◆ EXERCISE DETAILS: Give back exactly the lines from the beginning of the listing below to the line holding "0.92, 0.48, 0.34];", both ends included; the pictures stay out.
##### SOURCE MATERIAL #####
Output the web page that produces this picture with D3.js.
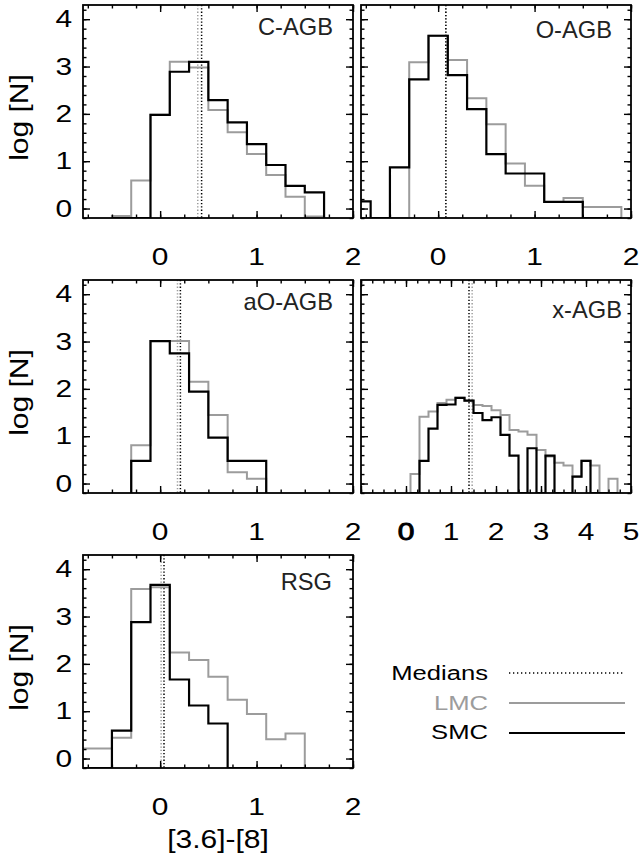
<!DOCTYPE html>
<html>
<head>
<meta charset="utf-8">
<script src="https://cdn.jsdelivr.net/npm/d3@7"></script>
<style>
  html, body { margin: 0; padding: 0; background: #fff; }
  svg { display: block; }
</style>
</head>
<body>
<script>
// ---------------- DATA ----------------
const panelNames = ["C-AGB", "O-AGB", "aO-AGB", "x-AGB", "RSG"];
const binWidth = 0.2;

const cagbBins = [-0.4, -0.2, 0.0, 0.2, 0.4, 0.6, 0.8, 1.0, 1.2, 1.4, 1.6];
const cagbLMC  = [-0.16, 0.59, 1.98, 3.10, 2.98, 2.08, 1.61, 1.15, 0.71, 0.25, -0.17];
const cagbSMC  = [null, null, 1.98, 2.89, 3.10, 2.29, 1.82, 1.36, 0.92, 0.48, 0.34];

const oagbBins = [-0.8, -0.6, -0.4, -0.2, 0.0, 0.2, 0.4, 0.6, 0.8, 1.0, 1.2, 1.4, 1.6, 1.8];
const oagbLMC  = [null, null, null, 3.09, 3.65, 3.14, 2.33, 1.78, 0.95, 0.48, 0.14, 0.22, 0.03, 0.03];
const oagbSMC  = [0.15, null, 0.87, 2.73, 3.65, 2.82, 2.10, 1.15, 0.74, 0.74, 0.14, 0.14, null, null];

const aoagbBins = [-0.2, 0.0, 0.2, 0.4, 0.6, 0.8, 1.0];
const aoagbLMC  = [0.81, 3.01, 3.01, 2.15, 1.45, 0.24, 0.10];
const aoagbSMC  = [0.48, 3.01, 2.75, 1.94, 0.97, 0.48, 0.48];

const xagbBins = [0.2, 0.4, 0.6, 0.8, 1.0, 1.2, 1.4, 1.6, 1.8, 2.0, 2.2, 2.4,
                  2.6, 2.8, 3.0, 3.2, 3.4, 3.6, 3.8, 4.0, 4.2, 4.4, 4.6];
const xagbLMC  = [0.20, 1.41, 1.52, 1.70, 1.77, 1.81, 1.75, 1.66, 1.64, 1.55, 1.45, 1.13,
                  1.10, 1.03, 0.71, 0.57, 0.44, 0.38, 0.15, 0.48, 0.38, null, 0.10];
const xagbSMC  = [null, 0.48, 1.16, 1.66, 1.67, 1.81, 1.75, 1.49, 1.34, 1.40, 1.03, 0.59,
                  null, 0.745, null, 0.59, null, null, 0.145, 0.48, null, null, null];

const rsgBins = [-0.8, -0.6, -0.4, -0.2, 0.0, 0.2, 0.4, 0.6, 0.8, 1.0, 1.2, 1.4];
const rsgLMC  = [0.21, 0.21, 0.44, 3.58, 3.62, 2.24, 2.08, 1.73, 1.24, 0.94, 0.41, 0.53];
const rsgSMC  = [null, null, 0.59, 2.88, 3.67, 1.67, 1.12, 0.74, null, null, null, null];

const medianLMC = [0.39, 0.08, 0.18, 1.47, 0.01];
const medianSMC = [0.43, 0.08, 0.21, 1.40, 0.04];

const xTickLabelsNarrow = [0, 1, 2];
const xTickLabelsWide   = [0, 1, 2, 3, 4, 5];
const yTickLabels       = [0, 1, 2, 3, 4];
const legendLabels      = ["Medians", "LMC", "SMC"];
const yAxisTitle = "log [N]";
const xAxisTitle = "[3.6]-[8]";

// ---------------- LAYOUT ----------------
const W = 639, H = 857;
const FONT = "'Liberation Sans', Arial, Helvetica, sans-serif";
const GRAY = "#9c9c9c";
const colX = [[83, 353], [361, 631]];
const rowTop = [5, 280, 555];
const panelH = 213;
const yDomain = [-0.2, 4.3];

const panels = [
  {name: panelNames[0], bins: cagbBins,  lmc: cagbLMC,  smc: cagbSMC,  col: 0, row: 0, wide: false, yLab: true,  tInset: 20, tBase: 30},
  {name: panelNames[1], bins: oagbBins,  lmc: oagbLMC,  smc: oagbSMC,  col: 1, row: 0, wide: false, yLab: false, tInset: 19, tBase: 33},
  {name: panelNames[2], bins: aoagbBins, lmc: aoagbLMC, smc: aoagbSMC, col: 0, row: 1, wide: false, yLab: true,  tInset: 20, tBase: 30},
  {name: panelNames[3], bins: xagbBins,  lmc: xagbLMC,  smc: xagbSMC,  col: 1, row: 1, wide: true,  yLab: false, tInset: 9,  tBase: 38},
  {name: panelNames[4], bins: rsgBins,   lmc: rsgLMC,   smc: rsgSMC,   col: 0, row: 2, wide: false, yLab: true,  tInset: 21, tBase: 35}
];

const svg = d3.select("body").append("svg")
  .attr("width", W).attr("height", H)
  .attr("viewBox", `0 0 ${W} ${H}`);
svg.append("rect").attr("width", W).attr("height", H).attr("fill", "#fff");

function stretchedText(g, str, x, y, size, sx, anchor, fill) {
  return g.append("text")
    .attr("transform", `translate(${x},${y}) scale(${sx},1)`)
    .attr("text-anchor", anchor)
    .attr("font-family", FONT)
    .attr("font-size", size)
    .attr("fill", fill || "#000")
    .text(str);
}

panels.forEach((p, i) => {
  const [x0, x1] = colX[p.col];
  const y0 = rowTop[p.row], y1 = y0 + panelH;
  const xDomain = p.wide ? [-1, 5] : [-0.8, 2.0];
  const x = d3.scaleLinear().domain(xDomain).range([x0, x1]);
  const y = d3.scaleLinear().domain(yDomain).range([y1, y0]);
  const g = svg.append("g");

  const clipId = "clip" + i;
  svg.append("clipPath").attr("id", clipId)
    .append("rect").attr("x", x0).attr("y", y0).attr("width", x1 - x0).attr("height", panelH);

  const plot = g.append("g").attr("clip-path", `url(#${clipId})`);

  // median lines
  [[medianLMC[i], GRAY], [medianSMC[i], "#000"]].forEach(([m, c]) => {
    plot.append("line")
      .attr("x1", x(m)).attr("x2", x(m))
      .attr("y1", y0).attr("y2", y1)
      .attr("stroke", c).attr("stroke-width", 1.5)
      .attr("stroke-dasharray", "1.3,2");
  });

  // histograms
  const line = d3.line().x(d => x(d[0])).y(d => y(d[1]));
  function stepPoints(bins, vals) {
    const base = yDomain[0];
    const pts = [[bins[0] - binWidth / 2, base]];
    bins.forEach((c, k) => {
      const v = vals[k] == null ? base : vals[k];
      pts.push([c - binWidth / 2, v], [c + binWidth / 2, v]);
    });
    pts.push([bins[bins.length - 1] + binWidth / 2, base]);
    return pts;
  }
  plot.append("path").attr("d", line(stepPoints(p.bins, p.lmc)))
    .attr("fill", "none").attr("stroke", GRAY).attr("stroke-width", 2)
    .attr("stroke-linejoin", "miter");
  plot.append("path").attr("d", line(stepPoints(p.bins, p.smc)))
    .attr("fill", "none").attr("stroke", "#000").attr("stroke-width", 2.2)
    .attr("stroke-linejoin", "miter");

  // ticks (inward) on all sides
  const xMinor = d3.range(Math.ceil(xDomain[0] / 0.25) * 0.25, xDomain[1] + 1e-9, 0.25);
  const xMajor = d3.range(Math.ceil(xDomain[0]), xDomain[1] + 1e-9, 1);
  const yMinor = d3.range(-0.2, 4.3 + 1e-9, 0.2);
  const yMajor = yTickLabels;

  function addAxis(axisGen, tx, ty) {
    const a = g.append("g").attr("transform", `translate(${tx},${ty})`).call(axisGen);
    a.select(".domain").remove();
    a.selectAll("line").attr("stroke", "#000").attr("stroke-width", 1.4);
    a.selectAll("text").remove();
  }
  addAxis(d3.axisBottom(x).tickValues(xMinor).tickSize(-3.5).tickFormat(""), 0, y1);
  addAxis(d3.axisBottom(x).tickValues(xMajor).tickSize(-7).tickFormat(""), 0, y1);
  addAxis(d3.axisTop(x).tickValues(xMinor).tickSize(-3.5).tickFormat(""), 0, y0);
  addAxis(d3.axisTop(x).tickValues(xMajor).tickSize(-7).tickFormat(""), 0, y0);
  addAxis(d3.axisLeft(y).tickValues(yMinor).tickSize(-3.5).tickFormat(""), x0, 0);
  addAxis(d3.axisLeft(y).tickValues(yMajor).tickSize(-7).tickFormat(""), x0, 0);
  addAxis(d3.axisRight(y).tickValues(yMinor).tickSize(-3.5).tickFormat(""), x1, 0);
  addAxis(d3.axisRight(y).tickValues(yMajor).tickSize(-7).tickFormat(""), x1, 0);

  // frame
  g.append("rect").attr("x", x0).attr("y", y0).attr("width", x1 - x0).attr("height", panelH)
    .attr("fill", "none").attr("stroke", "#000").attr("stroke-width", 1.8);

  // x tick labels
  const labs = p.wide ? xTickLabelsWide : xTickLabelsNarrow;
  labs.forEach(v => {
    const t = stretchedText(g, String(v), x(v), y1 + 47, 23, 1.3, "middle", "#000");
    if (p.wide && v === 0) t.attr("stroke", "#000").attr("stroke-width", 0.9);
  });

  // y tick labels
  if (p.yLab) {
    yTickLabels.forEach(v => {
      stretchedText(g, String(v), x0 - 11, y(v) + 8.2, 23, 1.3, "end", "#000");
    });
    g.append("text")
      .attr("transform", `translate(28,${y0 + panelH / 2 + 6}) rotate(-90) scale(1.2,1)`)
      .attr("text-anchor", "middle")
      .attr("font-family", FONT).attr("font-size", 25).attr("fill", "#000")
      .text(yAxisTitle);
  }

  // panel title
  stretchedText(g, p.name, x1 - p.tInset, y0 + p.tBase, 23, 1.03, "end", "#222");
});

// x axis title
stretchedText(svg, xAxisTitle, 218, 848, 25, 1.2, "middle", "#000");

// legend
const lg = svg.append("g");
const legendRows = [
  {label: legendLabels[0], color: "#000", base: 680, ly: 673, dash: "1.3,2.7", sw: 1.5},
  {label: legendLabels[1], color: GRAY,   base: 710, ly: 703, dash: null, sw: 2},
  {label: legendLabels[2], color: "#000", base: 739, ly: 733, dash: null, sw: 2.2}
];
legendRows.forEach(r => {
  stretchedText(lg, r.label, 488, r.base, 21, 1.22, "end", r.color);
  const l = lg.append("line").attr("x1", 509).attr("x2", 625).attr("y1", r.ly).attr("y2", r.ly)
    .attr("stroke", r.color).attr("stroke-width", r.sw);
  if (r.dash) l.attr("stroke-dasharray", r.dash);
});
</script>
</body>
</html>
#####
◆ IN RESPONSE:
Output the web page that produces this picture with D3.js.
<!DOCTYPE html>
<html>
<head>
<meta charset="utf-8">
<script src="https://cdn.jsdelivr.net/npm/d3@7"></script>
<style>
  html, body { margin: 0; padding: 0; background: #fff; }
  svg { display: block; }
</style>
</head>
<body>
<script>
// ---------------- DATA ----------------
const panelNames = ["C-AGB", "O-AGB", "aO-AGB", "x-AGB", "RSG"];
const binWidth = 0.2;

const cagbBins = [-0.4, -0.2, 0.0, 0.2, 0.4, 0.6, 0.8, 1.0, 1.2, 1.4, 1.6];
const cagbLMC  = [-0.16, 0.59, 1.98, 3.10, 2.98, 2.08, 1.61, 1.15, 0.71, 0.25, -0.17];
const cagbSMC  = [null, null, 1.98, 2.89, 3.10, 2.29, 1.82, 1.36, 0.92, 0.48, 0.34];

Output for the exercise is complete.